だから、これから先も万が一にもこんなワケのわからない有識者と名乗る政治屋や学者なんかに表現を規制されるようなことが起きないよう、文化を甘受しているみんなで目を光らせ、時には行動に起こしていかないといけない。

もし本当にこんな有識者会議みたいなものが行われるのであれば、そこには作者や編集者といった、作り手側だけが入って自ら議論できるようにしないといけない。

そうやって、人は文化を育てていくんじゃないかなあ。

あと、どんなに大人が規制しようとしたって、ちびっこたちは「う○こ」「ち○こ」なんてシモネタでゲラゲラ笑ってるし、イケメンアイドルたちのちょっとしか絡みに女子中高生たちは絶叫してるし、親に隠れてエロ本読むし、幼稚園児だって彼氏彼女がいっぱいいるし、ロックもヘヴィメタルもキッズたちのバイブスを上げ続けるし、結局大人がいくら禁止したって子供たちはそういうものを見つけ楽しんでるんだから。

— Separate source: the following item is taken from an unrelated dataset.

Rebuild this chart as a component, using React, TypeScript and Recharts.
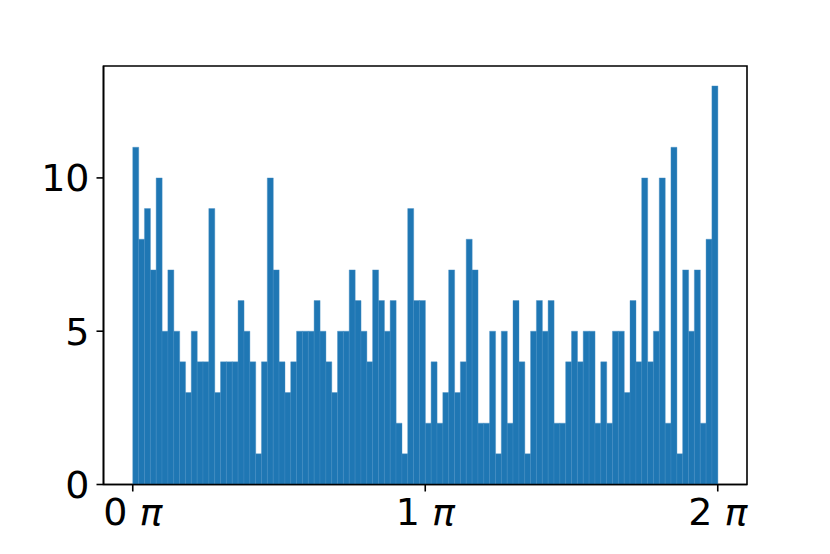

そういう意味では長々と書いた僕のこのレビューも無意味なもんですよ(笑)。

この漫画の主人公である漫画家は、最後に未来に向けて『有害都市』という作品を残すけれど、果たして有害なのは表現なのか、それともそれを規制する社会なのか。

全2巻の完結作品なので、是非読んでみて自分の答えを見つけてください。